As far as I know, there are no changes in the IP-related fraud case, which this blog has been following since January 2008, which will be heard as per schedule, on June 1, 2009, in a Texan federal court.
I am aware that this story may be drifting away from the focus of the blog, but given its tangential association with the IP-related case that has been followed here, and the dramatic revelations that have been advertised over the past few days, I felt it may be in public interest to bring this piece of news to the notice of readers.
There is not too much speculation to do in this story, I feel: Satyam’s management (old and new) has probably decided that it is not intelligent to pursue a case such as this, in view of the external circumstances, and perhaps marks the beginning of a change in managerial strategy to deal with problems that lie within the company.
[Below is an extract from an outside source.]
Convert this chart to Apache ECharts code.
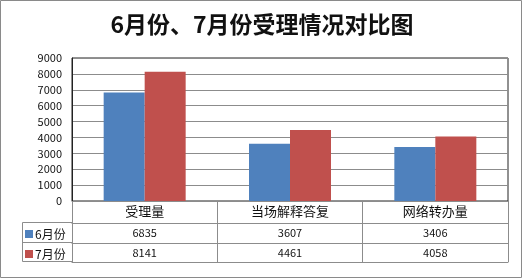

Admittedly, this may not be a dramatic indicator of where things are headed, but to me, it demonstrates that Satyam may be taking a realistic approach to its troubles. There are a billion different people commenting on Satyam’s future, but I shall not hesitate to add my two cents to the pile. Having tracked this story thus far, it wouldn’t be too forward of me to suggest that it is in the interest of all stakeholders of the company, the IT development and outsourcing industry and the country, that the organisation stabilise itself, at least to a functional extent. There may be too much at stake to abandon everything at this stage.
At the same time, when commentators argue that this is a one-off case, I would think twice about it – the Satyam story, including the IP-related case developments which will be reported as and when, has brought with it a dossier of corporate governance lessons to be learnt: openness and transparency in dealings being the most important of them all.